[Start of Rows]

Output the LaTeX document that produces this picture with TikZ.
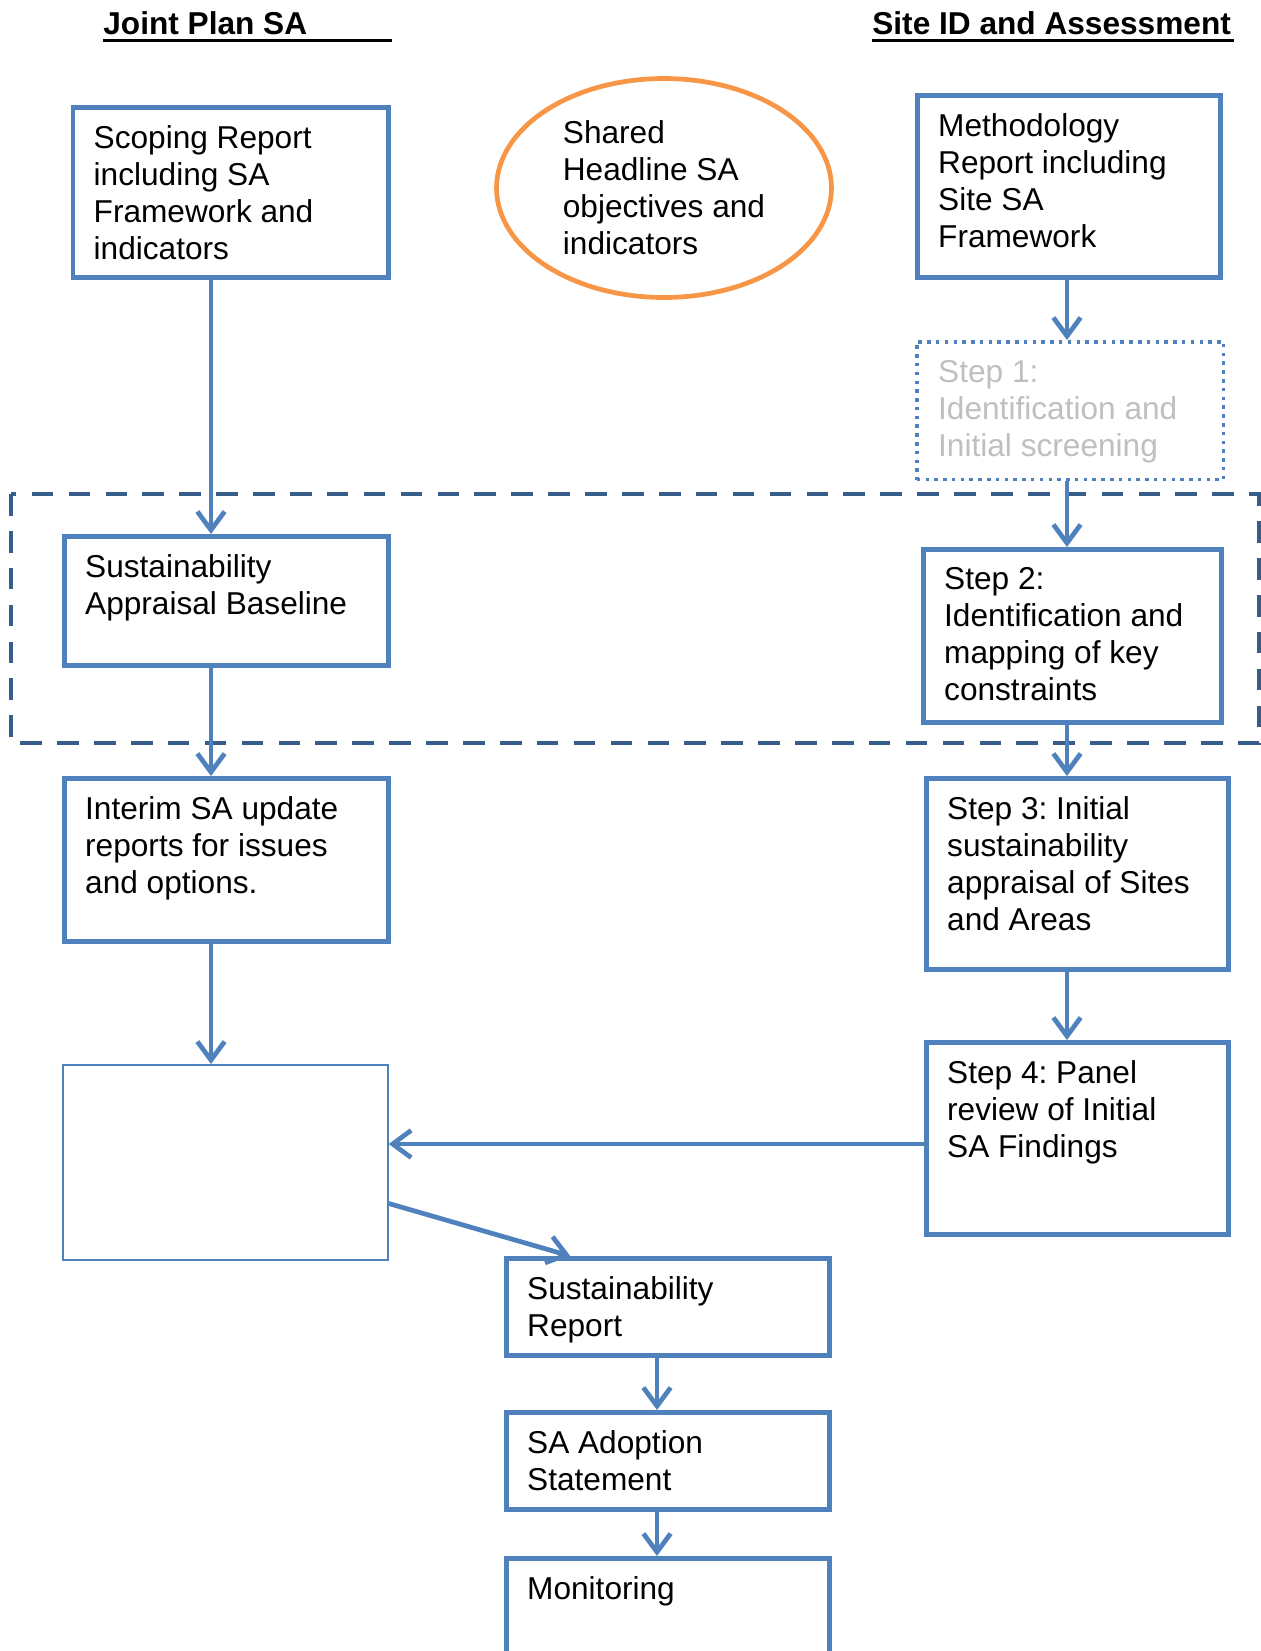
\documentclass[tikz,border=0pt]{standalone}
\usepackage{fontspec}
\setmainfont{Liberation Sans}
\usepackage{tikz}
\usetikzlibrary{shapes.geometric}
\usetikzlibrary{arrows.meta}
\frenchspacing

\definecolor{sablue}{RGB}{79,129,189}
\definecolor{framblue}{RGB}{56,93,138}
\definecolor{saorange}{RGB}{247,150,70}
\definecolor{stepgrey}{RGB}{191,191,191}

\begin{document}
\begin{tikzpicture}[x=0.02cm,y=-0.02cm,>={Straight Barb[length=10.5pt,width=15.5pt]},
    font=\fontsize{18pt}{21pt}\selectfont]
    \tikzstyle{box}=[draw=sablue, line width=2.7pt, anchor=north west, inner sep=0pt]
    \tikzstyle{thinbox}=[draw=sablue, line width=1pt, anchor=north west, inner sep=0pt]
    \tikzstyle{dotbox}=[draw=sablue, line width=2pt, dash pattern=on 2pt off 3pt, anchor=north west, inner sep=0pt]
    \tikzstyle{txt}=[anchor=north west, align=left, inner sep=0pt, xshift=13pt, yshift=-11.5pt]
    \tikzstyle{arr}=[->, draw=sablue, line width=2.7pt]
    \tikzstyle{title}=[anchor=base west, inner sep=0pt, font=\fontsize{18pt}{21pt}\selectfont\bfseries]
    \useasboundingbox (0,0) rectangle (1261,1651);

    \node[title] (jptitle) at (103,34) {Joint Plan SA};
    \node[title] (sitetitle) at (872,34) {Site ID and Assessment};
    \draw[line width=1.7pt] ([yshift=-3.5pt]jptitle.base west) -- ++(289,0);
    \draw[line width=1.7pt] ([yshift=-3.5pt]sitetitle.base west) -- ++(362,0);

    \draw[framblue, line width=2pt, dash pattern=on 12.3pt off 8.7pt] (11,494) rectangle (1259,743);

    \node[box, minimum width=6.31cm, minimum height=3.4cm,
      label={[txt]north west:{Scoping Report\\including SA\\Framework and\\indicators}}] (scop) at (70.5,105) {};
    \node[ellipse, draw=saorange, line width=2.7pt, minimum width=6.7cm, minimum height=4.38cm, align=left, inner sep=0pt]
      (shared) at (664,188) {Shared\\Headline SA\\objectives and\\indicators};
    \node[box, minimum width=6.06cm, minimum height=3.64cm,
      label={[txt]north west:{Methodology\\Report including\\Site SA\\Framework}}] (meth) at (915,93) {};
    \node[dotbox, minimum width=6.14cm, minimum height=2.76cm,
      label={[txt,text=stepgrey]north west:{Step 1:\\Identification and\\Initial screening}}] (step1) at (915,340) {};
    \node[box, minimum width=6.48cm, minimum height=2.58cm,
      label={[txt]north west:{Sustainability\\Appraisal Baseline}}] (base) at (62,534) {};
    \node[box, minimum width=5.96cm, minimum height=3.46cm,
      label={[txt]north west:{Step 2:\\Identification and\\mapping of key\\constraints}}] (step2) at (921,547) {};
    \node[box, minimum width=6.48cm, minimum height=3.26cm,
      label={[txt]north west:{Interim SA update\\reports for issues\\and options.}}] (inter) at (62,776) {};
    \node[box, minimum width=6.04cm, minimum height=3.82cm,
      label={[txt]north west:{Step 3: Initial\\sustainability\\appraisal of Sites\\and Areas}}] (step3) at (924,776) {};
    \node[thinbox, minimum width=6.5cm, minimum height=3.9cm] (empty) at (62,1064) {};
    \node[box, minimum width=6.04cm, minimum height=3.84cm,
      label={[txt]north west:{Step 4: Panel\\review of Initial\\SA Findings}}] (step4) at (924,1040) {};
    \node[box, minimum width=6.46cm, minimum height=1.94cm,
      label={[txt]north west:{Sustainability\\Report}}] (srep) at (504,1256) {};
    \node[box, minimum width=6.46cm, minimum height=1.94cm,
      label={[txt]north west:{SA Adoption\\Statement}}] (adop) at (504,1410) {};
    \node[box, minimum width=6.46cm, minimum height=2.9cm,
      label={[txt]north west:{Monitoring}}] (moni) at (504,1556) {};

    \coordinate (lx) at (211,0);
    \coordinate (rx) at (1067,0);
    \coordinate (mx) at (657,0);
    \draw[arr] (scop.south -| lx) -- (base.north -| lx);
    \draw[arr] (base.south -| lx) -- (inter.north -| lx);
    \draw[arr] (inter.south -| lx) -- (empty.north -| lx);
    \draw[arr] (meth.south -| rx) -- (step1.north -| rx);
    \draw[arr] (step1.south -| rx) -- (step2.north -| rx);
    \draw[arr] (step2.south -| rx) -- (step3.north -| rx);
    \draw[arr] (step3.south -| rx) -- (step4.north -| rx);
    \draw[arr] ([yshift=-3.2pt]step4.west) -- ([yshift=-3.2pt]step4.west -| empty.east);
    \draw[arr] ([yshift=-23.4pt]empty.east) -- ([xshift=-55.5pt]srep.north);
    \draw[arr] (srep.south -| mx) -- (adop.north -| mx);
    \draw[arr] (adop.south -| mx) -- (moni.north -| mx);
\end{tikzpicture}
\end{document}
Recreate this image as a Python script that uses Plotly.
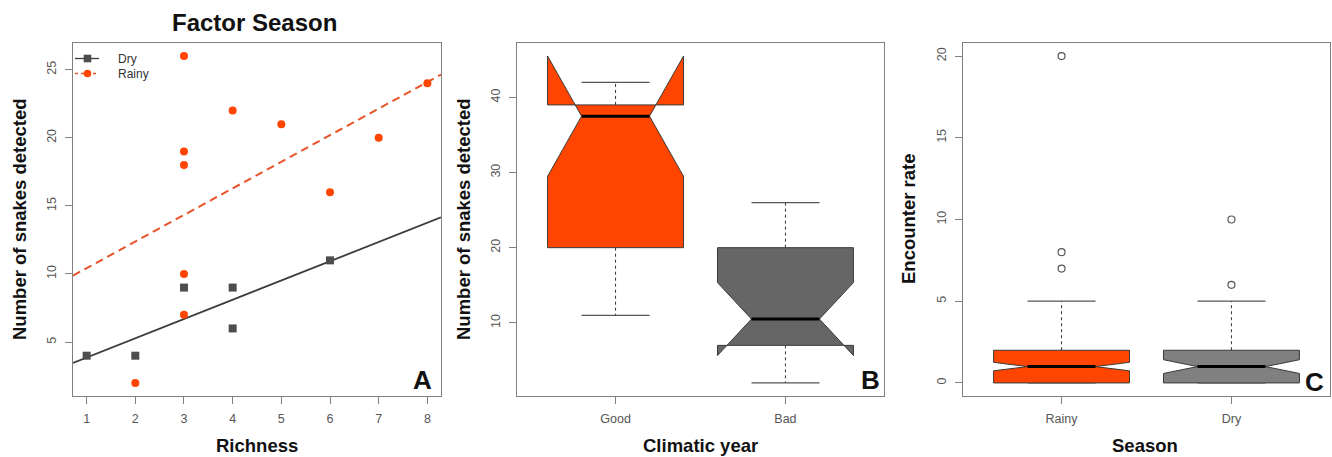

[End of Rows]

Please set down each line of the data above exactly as written, without the pictures.

Exercise answer –
Output the LaTeX document that produces this picture with TikZ.
\documentclass[tikz,border=0pt]{standalone}
\usepackage{fontspec}
\setmainfont{Liberation Sans}
\usepackage{tikz}
\usetikzlibrary{shapes.geometric}
\usetikzlibrary{arrows.meta}
\frenchspacing

\definecolor{sablue}{RGB}{79,129,189}
\definecolor{framblue}{RGB}{56,93,138}
\definecolor{saorange}{RGB}{247,150,70}
\definecolor{stepgrey}{RGB}{191,191,191}

\begin{document}
\begin{tikzpicture}[x=0.02cm,y=-0.02cm,>={Straight Barb[length=10.5pt,width=15.5pt]},
    font=\fontsize{18pt}{21pt}\selectfont]
    \tikzstyle{box}=[draw=sablue, line width=2.7pt, anchor=north west, inner sep=0pt]
    \tikzstyle{thinbox}=[draw=sablue, line width=1pt, anchor=north west, inner sep=0pt]
    \tikzstyle{dotbox}=[draw=sablue, line width=2pt, dash pattern=on 2pt off 3pt, anchor=north west, inner sep=0pt]
    \tikzstyle{txt}=[anchor=north west, align=left, inner sep=0pt, xshift=13pt, yshift=-11.5pt]
    \tikzstyle{arr}=[->, draw=sablue, line width=2.7pt]
    \tikzstyle{title}=[anchor=base west, inner sep=0pt, font=\fontsize{18pt}{21pt}\selectfont\bfseries]
    \useasboundingbox (0,0) rectangle (1261,1651);

    \node[title] (jptitle) at (103,34) {Joint Plan SA};
    \node[title] (sitetitle) at (872,34) {Site ID and Assessment};
    \draw[line width=1.7pt] ([yshift=-3.5pt]jptitle.base west) -- ++(289,0);
    \draw[line width=1.7pt] ([yshift=-3.5pt]sitetitle.base west) -- ++(362,0);

    \draw[framblue, line width=2pt, dash pattern=on 12.3pt off 8.7pt] (11,494) rectangle (1259,743);

    \node[box, minimum width=6.31cm, minimum height=3.4cm,
      label={[txt]north west:{Scoping Report\\including SA\\Framework and\\indicators}}] (scop) at (70.5,105) {};
    \node[ellipse, draw=saorange, line width=2.7pt, minimum width=6.7cm, minimum height=4.38cm, align=left, inner sep=0pt]
      (shared) at (664,188) {Shared\\Headline SA\\objectives and\\indicators};
    \node[box, minimum width=6.06cm, minimum height=3.64cm,
      label={[txt]north west:{Methodology\\Report including\\Site SA\\Framework}}] (meth) at (915,93) {};
    \node[dotbox, minimum width=6.14cm, minimum height=2.76cm,
      label={[txt,text=stepgrey]north west:{Step 1:\\Identification and\\Initial screening}}] (step1) at (915,340) {};
    \node[box, minimum width=6.48cm, minimum height=2.58cm,
      label={[txt]north west:{Sustainability\\Appraisal Baseline}}] (base) at (62,534) {};
    \node[box, minimum width=5.96cm, minimum height=3.46cm,
      label={[txt]north west:{Step 2:\\Identification and\\mapping of key\\constraints}}] (step2) at (921,547) {};
    \node[box, minimum width=6.48cm, minimum height=3.26cm,
      label={[txt]north west:{Interim SA update\\reports for issues\\and options.}}] (inter) at (62,776) {};
    \node[box, minimum width=6.04cm, minimum height=3.82cm,
      label={[txt]north west:{Step 3: Initial\\sustainability\\appraisal of Sites\\and Areas}}] (step3) at (924,776) {};
    \node[thinbox, minimum width=6.5cm, minimum height=3.9cm] (empty) at (62,1064) {};
    \node[box, minimum width=6.04cm, minimum height=3.84cm,
      label={[txt]north west:{Step 4: Panel\\review of Initial\\SA Findings}}] (step4) at (924,1040) {};
    \node[box, minimum width=6.46cm, minimum height=1.94cm,
      label={[txt]north west:{Sustainability\\Report}}] (srep) at (504,1256) {};
    \node[box, minimum width=6.46cm, minimum height=1.94cm,
      label={[txt]north west:{SA Adoption\\Statement}}] (adop) at (504,1410) {};
    \node[box, minimum width=6.46cm, minimum height=2.9cm,
      label={[txt]north west:{Monitoring}}] (moni) at (504,1556) {};

    \coordinate (lx) at (211,0);
    \coordinate (rx) at (1067,0);
    \coordinate (mx) at (657,0);
    \draw[arr] (scop.south -| lx) -- (base.north -| lx);
    \draw[arr] (base.south -| lx) -- (inter.north -| lx);
    \draw[arr] (inter.south -| lx) -- (empty.north -| lx);
    \draw[arr] (meth.south -| rx) -- (step1.north -| rx);
    \draw[arr] (step1.south -| rx) -- (step2.north -| rx);
    \draw[arr] (step2.south -| rx) -- (step3.north -| rx);
    \draw[arr] (step3.south -| rx) -- (step4.north -| rx);
    \draw[arr] ([yshift=-3.2pt]step4.west) -- ([yshift=-3.2pt]step4.west -| empty.east);
    \draw[arr] ([yshift=-23.4pt]empty.east) -- ([xshift=-55.5pt]srep.north);
    \draw[arr] (srep.south -| mx) -- (adop.north -| mx);
    \draw[arr] (adop.south -| mx) -- (moni.north -| mx);
\end{tikzpicture}
\end{document}
Recreate this image as a Python script that uses Plotly.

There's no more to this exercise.